Data excerpt.
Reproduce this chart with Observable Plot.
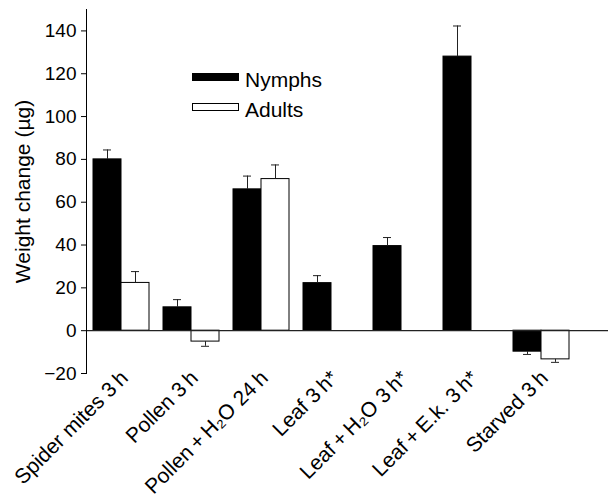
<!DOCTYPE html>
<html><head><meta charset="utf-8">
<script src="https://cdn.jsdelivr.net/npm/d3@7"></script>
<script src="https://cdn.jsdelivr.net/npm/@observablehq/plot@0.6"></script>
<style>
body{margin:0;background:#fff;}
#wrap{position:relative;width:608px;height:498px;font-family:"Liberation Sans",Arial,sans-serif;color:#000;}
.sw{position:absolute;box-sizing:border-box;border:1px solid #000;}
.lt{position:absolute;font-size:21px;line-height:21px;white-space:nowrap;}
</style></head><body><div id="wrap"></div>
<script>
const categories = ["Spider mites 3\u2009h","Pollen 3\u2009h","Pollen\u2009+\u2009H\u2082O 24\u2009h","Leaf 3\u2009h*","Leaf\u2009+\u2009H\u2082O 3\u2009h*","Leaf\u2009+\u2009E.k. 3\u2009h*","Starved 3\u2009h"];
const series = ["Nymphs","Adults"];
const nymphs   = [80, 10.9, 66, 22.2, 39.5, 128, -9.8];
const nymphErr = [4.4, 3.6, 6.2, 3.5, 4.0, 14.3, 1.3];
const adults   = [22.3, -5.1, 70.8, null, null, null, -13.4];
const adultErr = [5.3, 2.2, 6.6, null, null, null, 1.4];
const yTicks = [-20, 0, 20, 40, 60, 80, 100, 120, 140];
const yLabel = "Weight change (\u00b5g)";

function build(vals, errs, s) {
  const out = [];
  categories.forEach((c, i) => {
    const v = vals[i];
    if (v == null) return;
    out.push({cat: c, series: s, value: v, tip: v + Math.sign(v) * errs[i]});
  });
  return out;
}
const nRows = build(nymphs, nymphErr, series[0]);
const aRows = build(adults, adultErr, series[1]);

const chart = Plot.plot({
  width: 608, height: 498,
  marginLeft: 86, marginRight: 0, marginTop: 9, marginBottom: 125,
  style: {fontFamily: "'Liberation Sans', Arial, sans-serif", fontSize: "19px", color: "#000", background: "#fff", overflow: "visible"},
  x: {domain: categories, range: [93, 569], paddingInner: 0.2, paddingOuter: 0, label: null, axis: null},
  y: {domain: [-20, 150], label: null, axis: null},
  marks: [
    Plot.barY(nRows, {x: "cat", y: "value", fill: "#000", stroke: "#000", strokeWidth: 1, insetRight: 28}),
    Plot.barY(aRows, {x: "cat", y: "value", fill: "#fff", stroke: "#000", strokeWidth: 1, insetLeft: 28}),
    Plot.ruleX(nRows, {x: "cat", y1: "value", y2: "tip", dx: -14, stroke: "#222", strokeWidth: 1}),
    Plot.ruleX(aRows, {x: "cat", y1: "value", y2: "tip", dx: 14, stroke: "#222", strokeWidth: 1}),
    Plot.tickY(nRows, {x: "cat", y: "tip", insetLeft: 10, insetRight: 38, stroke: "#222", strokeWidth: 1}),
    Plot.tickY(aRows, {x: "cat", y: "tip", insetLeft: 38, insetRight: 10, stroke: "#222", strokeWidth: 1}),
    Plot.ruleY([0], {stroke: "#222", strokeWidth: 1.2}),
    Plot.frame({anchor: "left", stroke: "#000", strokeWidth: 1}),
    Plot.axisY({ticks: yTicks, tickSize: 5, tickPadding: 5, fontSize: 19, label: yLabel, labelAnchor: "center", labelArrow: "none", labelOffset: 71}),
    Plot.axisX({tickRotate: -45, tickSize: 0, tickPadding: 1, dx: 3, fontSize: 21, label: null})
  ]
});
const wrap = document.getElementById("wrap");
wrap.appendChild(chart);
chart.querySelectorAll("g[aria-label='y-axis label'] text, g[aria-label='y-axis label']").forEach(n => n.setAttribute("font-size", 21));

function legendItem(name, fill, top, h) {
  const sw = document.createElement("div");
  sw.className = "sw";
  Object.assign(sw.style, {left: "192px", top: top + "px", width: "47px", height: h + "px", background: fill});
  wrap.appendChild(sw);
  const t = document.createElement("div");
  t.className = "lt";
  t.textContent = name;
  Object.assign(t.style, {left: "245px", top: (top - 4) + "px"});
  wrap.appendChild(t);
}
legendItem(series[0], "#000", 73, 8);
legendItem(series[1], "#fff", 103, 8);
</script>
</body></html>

Exercise aim.
Quote the material in full and exactly; do not carry over its pictures.

Written solution.
Reproduce this chart with Observable Plot.
<!DOCTYPE html>
<html><head><meta charset="utf-8">
<script src="https://cdn.jsdelivr.net/npm/d3@7"></script>
<script src="https://cdn.jsdelivr.net/npm/@observablehq/plot@0.6"></script>
<style>
body{margin:0;background:#fff;}
#wrap{position:relative;width:608px;height:498px;font-family:"Liberation Sans",Arial,sans-serif;color:#000;}
.sw{position:absolute;box-sizing:border-box;border:1px solid #000;}
.lt{position:absolute;font-size:21px;line-height:21px;white-space:nowrap;}
</style></head><body><div id="wrap"></div>
<script>
const categories = ["Spider mites 3\u2009h","Pollen 3\u2009h","Pollen\u2009+\u2009H\u2082O 24\u2009h","Leaf 3\u2009h*","Leaf\u2009+\u2009H\u2082O 3\u2009h*","Leaf\u2009+\u2009E.k. 3\u2009h*","Starved 3\u2009h"];
const series = ["Nymphs","Adults"];
const nymphs   = [80, 10.9, 66, 22.2, 39.5, 128, -9.8];
const nymphErr = [4.4, 3.6, 6.2, 3.5, 4.0, 14.3, 1.3];
const adults   = [22.3, -5.1, 70.8, null, null, null, -13.4];
const adultErr = [5.3, 2.2, 6.6, null, null, null, 1.4];
const yTicks = [-20, 0, 20, 40, 60, 80, 100, 120, 140];
const yLabel = "Weight change (\u00b5g)";

function build(vals, errs, s) {
  const out = [];
  categories.forEach((c, i) => {
    const v = vals[i];
    if (v == null) return;
    out.push({cat: c, series: s, value: v, tip: v + Math.sign(v) * errs[i]});
  });
  return out;
}
const nRows = build(nymphs, nymphErr, series[0]);
const aRows = build(adults, adultErr, series[1]);

const chart = Plot.plot({
  width: 608, height: 498,
  marginLeft: 86, marginRight: 0, marginTop: 9, marginBottom: 125,
  style: {fontFamily: "'Liberation Sans', Arial, sans-serif", fontSize: "19px", color: "#000", background: "#fff", overflow: "visible"},
  x: {domain: categories, range: [93, 569], paddingInner: 0.2, paddingOuter: 0, label: null, axis: null},
  y: {domain: [-20, 150], label: null, axis: null},
  marks: [
    Plot.barY(nRows, {x: "cat", y: "value", fill: "#000", stroke: "#000", strokeWidth: 1, insetRight: 28}),
    Plot.barY(aRows, {x: "cat", y: "value", fill: "#fff", stroke: "#000", strokeWidth: 1, insetLeft: 28}),
    Plot.ruleX(nRows, {x: "cat", y1: "value", y2: "tip", dx: -14, stroke: "#222", strokeWidth: 1}),
    Plot.ruleX(aRows, {x: "cat", y1: "value", y2: "tip", dx: 14, stroke: "#222", strokeWidth: 1}),
    Plot.tickY(nRows, {x: "cat", y: "tip", insetLeft: 10, insetRight: 38, stroke: "#222", strokeWidth: 1}),
    Plot.tickY(aRows, {x: "cat", y: "tip", insetLeft: 38, insetRight: 10, stroke: "#222", strokeWidth: 1}),
    Plot.ruleY([0], {stroke: "#222", strokeWidth: 1.2}),
    Plot.frame({anchor: "left", stroke: "#000", strokeWidth: 1}),
    Plot.axisY({ticks: yTicks, tickSize: 5, tickPadding: 5, fontSize: 19, label: yLabel, labelAnchor: "center", labelArrow: "none", labelOffset: 71}),
    Plot.axisX({tickRotate: -45, tickSize: 0, tickPadding: 1, dx: 3, fontSize: 21, label: null})
  ]
});
const wrap = document.getElementById("wrap");
wrap.appendChild(chart);
chart.querySelectorAll("g[aria-label='y-axis label'] text, g[aria-label='y-axis label']").forEach(n => n.setAttribute("font-size", 21));

function legendItem(name, fill, top, h) {
  const sw = document.createElement("div");
  sw.className = "sw";
  Object.assign(sw.style, {left: "192px", top: top + "px", width: "47px", height: h + "px", background: fill});
  wrap.appendChild(sw);
  const t = document.createElement("div");
  t.className = "lt";
  t.textContent = name;
  Object.assign(t.style, {left: "245px", top: (top - 4) + "px"});
  wrap.appendChild(t);
}
legendItem(series[0], "#000", 73, 8);
legendItem(series[1], "#fff", 103, 8);
</script>
</body></html>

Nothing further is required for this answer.